Understanding those who struggle with mood disorders
It’s not a secret that I, like many others, struggle with issues of anxiety and depression. Since my diagnosis, I’ve been very open about my issues in hopes that maybe the way I cope will be something that someone else can use.
This is why I feel that it is important to remind folks of a few things to remember when dealing with a friend or loved one who may be struggling.
We can’t always help it if we are feeling blue. Sometimes we can be perfectly fine and the dark cloud of depression will just pop up and we don’t always know how to make it go away. Just be patient with us, we are trying.
Sometimes some of us make irrational decisions. When you struggle with issues such as bipolar disorder, it is often hard to control impulses like eating or spending money. For instance, I’ve personally been struggling with some heartbreak in my life. That heartbreak has prompted behaviors not normal for me. Since August 1, I’ve bought a couch for my office, broke a very strict diet and gained 15 pounds, and went as far as to start on a tattoo cover up that one part of my brain said not to do, but the other irrational part let me walk into the tattoo shop to start it.
Speaking of the tattoo, pain is sometimes how we cope. If you’ve ever wondered why people self-harm (not necessarily commit the unspeakable), cut themselves or burn themselves, here is a quick explanation. Sometimes the depression is so awful that you do things to just feel something. Anything. Life with depression and the highs and lows of bipolar disorder can be so disorientating that you do things, even painful things, just to feel something.
Then sometimes we feel too much. I know personally, that sometimes I feel so many feelings at once that I can’t process them and I shut down. It requires me to sleep for several hours just to be able to function again. It can be debilitating, tiresome, and downright miserable to feel everything, and nothing all at the same time.
The thing is, I cope through not just tattoos, but through music, meditation and prayer, exercise, and various other hobbies. I try to also get others to join with me in sharing their hobbies because the best thing for me to deal with uncontrollable feelings is being with like-minded folks.
I’m not writing all of this to make readers feel sorry for me. The complete opposite is what I want, really. I want people to not feel sorry for my personal plight because the last thing I need is more pity. I write all this to inform people that sometimes those of us who deal with mood disorders really just need empathy, not sympathy.

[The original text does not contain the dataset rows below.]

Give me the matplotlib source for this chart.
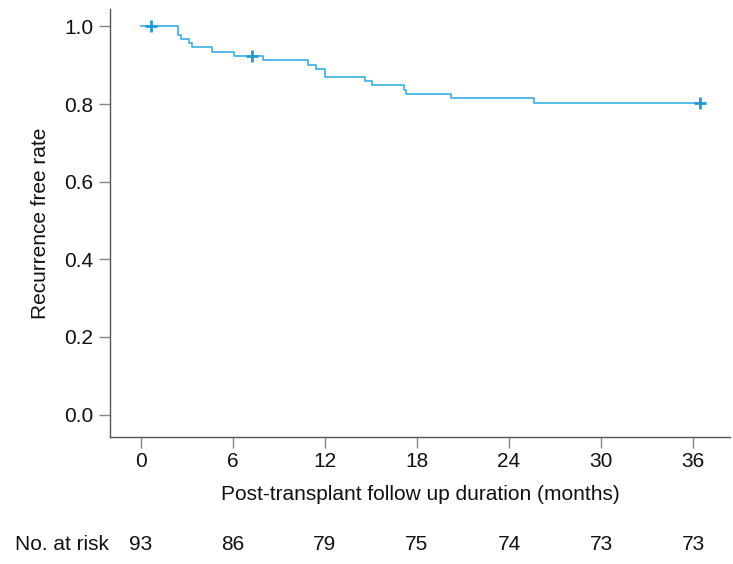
import matplotlib
matplotlib.use("Agg")
import matplotlib.pyplot as plt
from matplotlib.transforms import blended_transform_factory

plt.rcParams['font.family'] = ['Liberation Sans', 'DejaVu Sans']

# Kaplan-Meier steps (months, recurrence-free rate)
step_times = [0, 2.41, 2.63, 3.15, 3.37, 4.63, 6.09, 8.0, 10.87, 11.42, 12.0,
              14.59, 15.09, 17.13, 17.29, 20.24, 25.61, 36.44]
step_values = [1.0, 0.978, 0.968, 0.957, 0.946, 0.935, 0.924, 0.913, 0.902,
               0.891, 0.870, 0.859, 0.848, 0.837, 0.826, 0.815, 0.804, 0.804]
censor_times = [0.69, 7.28, 36.44]
censor_values = [1.0, 0.924, 0.804]

x_ticks = [0, 6, 12, 18, 24, 30, 36]
y_ticks = [0.0, 0.2, 0.4, 0.6, 0.8, 1.0]
at_risk = [93, 86, 79, 75, 74, 73, 73]

line_color = '#3aaee0'
mark_color = '#1f9bd7'

W, H = 733, 564
fig = plt.figure(figsize=(W/100, H/100), dpi=100)
ax = fig.add_axes([110/W, 1 - 436.7/H, (730-110)/W, (436.7-9)/H])

ax.step(step_times, step_values, where='post', color=line_color, lw=1.2)
ax.plot(censor_times, censor_values, linestyle='none', marker='+',
        markersize=8, markeredgewidth=2, color=mark_color)

ax.set_xlim(-2.0, 38.4)
ax.set_ylim(-0.057, 1.045)
ax.set_xticks(x_ticks)
ax.set_yticks(y_ticks)
ax.set_yticklabels([f"{v:.1f}" for v in y_ticks])
for s in ['top', 'right']:
    ax.spines[s].set_visible(False)
for s in ['left', 'bottom']:
    ax.spines[s].set_color('#555555')
    ax.spines[s].set_linewidth(1.0)
ax.tick_params(axis='both', direction='out', length=8, width=1.0,
               color='#888888', labelsize=15, labelcolor='#111111')
ax.tick_params(axis='x', pad=3)
ax.tick_params(axis='y', pad=4)

ax.set_xlabel('Post-transplant follow up duration (months)', fontsize=15,
              color='#111111', labelpad=10)
ax.set_ylabel('Recurrence free rate', fontsize=15, color='#111111', labelpad=10)

trans = blended_transform_factory(ax.transData, fig.transFigure)
y_risk = 1 - 545/H
fig.text(15/W, y_risk, 'No. at risk', fontsize=15, color='#111111',
         ha='left', va='center')
for xt, n in zip(x_ticks, at_risk):
    ax.text(xt, y_risk, str(n), transform=trans, fontsize=15, color='#111111',
            ha='center', va='center', clip_on=False)

fig.savefig('out.png', dpi=100)
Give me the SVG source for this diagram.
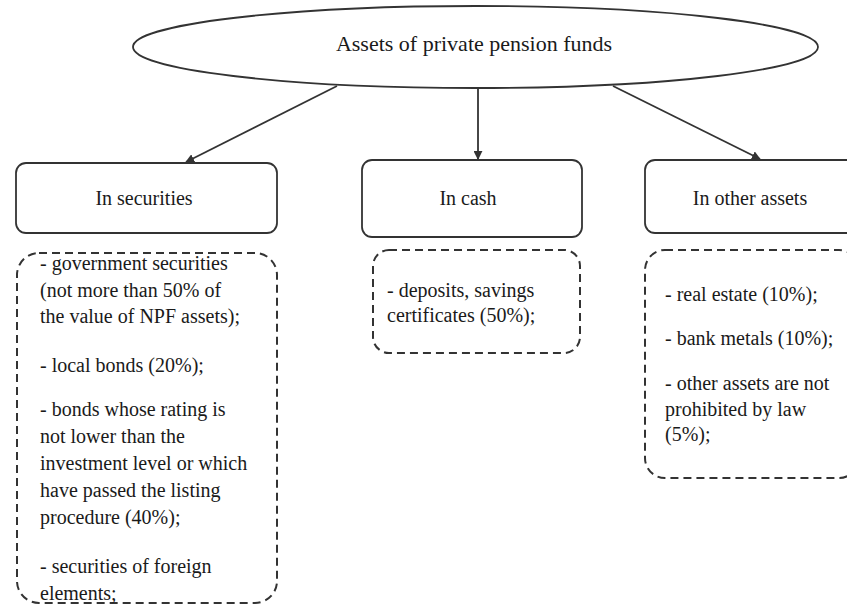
<svg xmlns="http://www.w3.org/2000/svg" width="847" height="608" viewBox="0 0 847 608">
<style>
.t{font-family:"Liberation Serif","Times New Roman",serif;font-size:20px;fill:#1a1a1a}
.title{font-size:22px;text-anchor:middle}
.c{text-anchor:middle}
.solid{fill:#fff;stroke:#333;stroke-width:1.8}
.dash{fill:none;stroke:#333;stroke-width:2;stroke-dasharray:8 5}
.conn{stroke:#333;stroke-width:1.8;fill:none}
</style>
<defs>
<marker id="ah" viewBox="0 0 10 10" refX="9" refY="5" markerWidth="5" markerHeight="5" orient="auto">
<path d="M0,0 L10,5 L0,10 z" fill="#333"/>
</marker>
</defs>
<rect width="847" height="608" fill="#fff"/>
<g id="connectors">
<line class="conn" x1="337" y1="86" x2="186" y2="162" marker-end="url(#ah)"/>
<line class="conn" x1="478" y1="88" x2="478" y2="159" marker-end="url(#ah)"/>
<line class="conn" x1="613" y1="86" x2="760" y2="159" marker-end="url(#ah)"/>
</g>
<g id="root">
<ellipse class="solid" cx="475.5" cy="47" rx="342.5" ry="41"/>
<text class="t title" x="474" y="51">Assets of private pension funds</text>
</g>
<g id="securities">
<rect class="solid" x="16" y="163" width="261" height="70" rx="10"/>
<text class="t c" x="144" y="205">In securities</text>
</g>
<g id="cash">
<rect class="solid" x="362" y="160" width="220" height="77" rx="10"/>
<text class="t c" x="468" y="205">In cash</text>
</g>
<g id="other">
<rect class="solid" x="645" y="160" width="220" height="73" rx="10"/>
<text class="t c" x="750" y="205">In other assets</text>
</g>
<g id="securities-list">
<rect class="dash" x="17" y="253" width="260" height="350" rx="22"/>
<text class="t" x="40" y="270">- government securities</text>
<text class="t" x="40" y="297">(not more than 50% of</text>
<text class="t" x="40" y="323">the value of NPF assets);</text>
<text class="t" x="40" y="372">- local bonds (20%);</text>
<text class="t" x="40" y="416">- bonds whose rating is</text>
<text class="t" x="40" y="443">not lower than the</text>
<text class="t" x="40" y="470">investment level or which</text>
<text class="t" x="40" y="497">have passed the listing</text>
<text class="t" x="40" y="524">procedure (40%);</text>
<text class="t" x="40" y="573">- securities  of foreign</text>
<text class="t" x="40" y="600">elements;</text>
</g>
<g id="cash-list">
<rect class="dash" x="373" y="250" width="207" height="103" rx="16"/>
<text class="t" x="387" y="297">- deposits, savings</text>
<text class="t" x="387" y="322">certificates  (50%);</text>
</g>
<g id="other-list">
<rect class="dash" x="645" y="250" width="214" height="228" rx="20"/>
<text class="t" x="665" y="301">- real  estate (10%);</text>
<text class="t" x="665" y="345">- bank metals (10%);</text>
<text class="t" x="665" y="390">- other assets are not</text>
<text class="t" x="665" y="416">prohibited by law</text>
<text class="t" x="665" y="441">(5%);</text>
</g>
</svg>
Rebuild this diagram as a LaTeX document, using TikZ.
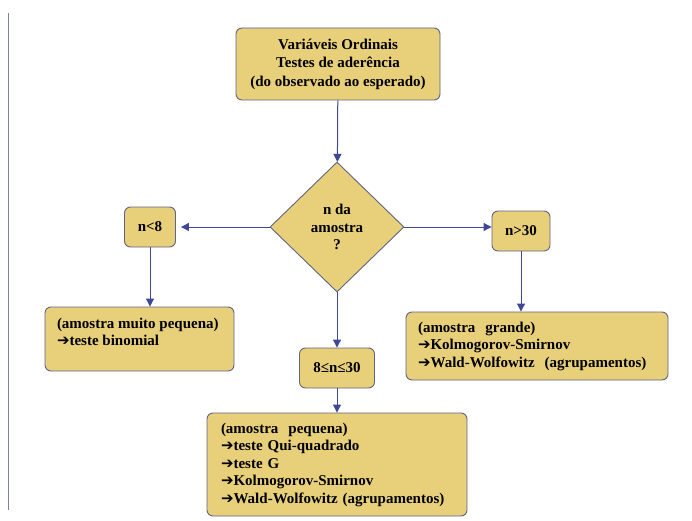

How can you help if you have a friend who struggles with mood disorders? Validate their feelings. Spend time with them, even if that means sitting on a couch binge watching The Office for the fortieth time. Love them. Be understanding that sometimes they will cry or shut down for no reason.
One final thought about this topic. Mood disorders often present themselves through depression including suicidal thoughts. Monday, Sept. 10, was National Suicide Prevention Day. By sharing the number 1-800-273-8255, we can all help prevent suicide. This Lifeline provides 24/7, free and confidential support for people in distress, prevention and crisis resources for you or your loved ones, and best practices for professionals.